Le détaillant a choisi de miser principalement sur la livraison à domicile. Et seule une poignée de magasins (entre six et dix) sera responsable d’assembler les commandes, une stratégie inédite au Québec qui plaît à Keith Howlett, analyste spécialisé en vente au détail chez Desjardins.
« Centraliser la préparation des commandes dans des magasins pivots permettra de générer de meilleures efficiences et de développer une réelle expertise au sein des équipes dédiées [à cette fonction]. »
— Keith Howlett, analyste spécialisé en vente au détail chez Desjardins
Rappelons que chez IGA, la vente en ligne n’a rien de nouveau. Les clients peuvent commander en ligne depuis… 1996. Les commandes sont passées automatiquement dans le magasin le plus près de son domicile, qui est entièrement responsable de la prestation du service. L’entreprise n’a pas répondu à notre demande d’entrevue.
Deux visions de la commodité
Contrairement à Metro et à IGA, Walmart et Provigo n’offrent pas le service de livraison. Les clients doivent récupérer eux-mêmes leurs achats au magasin où la commande a été passée, ce que les anglophones appellent le « Click & Collect » et les Français, le « drive ». Provigo, qui a baptisé son service « Clique & Go », dit ne pas avoir l’intention pour l’instant de proposer la livraison à ses clients. D’ailleurs, ailleurs au pays, son propriétaire Loblaw mise uniquement sur le « Click & Collect ».
« On croit que c’est plus pratique pour la clientèle et c’est d’ailleurs ce qu’elle nous dit. Elle préfère décider elle-même du moment où faire la cueillette, plutôt que d’être obligée d’attendre à la maison pendant une certaine plage horaire que la commande lui soit livrée, explique la porte-parole Johanne Héroux. Est-ce qu’on réévaluera la situation ? Ce n’est pas impossible. »
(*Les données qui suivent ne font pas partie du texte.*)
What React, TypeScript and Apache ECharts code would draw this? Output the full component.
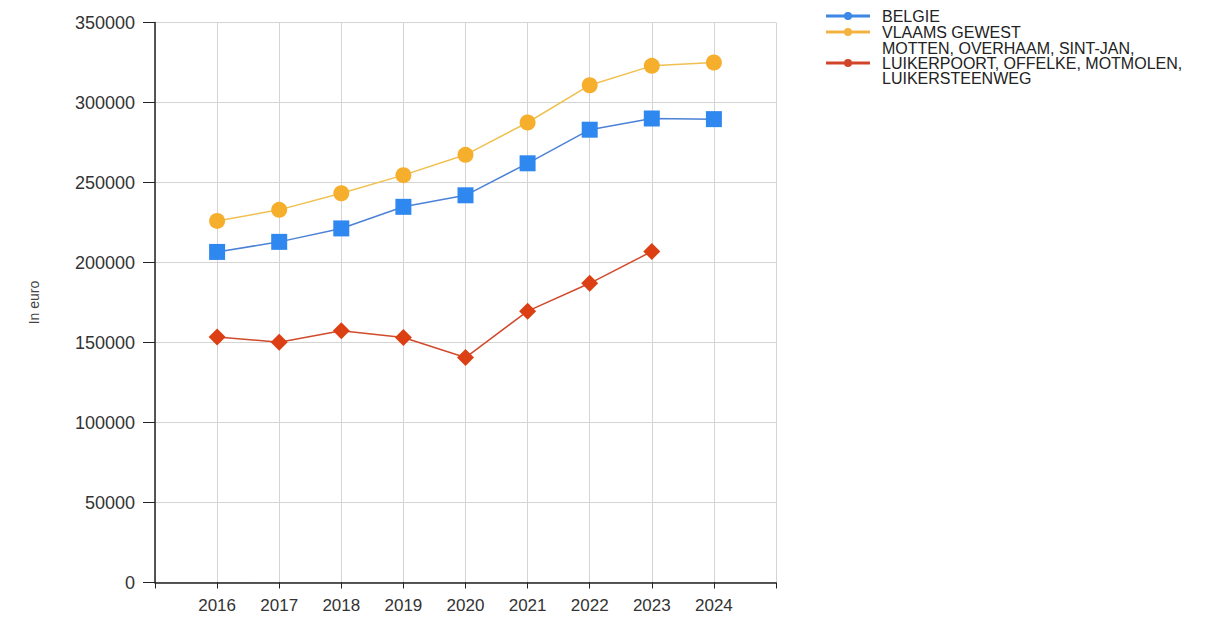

Les clients qui habitent près des quelques magasins Metro transformés en « hub » du commerce en ligne peuvent y récupérer leurs achats, précise Metro. Mais selon l’épicier, la livraison « est plus pratique », car le client « n’a pas à se déplacer en magasin ». D’ailleurs, quand ils ont le choix, 75 % des clients de Metro choisissent la livraison, a constaté l’épicier depuis un an.
À l’inverse de Loblaw, Walmart a fini par ajouter le service de livraison, mais seulement à Toronto.
Un marché de 2,2 milliards dès l’an prochain
Il n’est pas étonnant de voir l’intérêt marqué des épiciers pour la vente en ligne. Pour le moment, l’intérêt des consommateurs est assez limité. Mais pas pour longtemps, si l’on se fie aux experts et au flair d’Amazon, qui a acheté les supermarchés Whole Foods Market en juin pour 13,7 milliards US, avec le dessein de lui faire profiter de son expertise.
Selon la firme d’experts en commerce électronique Profitero, citée cette semaine dans un rapport de Desjardins Marchés des capitaux, moins de 1 % de l’épicerie est achetée en ligne au Canada. Dans un marché de 120 milliards, cela représente 1,2 milliard. Mais la proportion devrait rapidement atteindre 3 % (3,6 milliards), soit dès 2018. Seulement au Québec et en Ontario, on parle d’un potentiel de 2,2 milliards, note Desjardins.
« Les milléniaux n’ont plus le temps de sortir magasiner et c’est trop de trouble. En plus, il y a le climat. Au Québec, c’est assez imprévisible merci ! », constate Sylvain Charlebois, doyen de la faculté de management et professeur en distribution et politiques agroalimentaires à l’Université Dalhousie.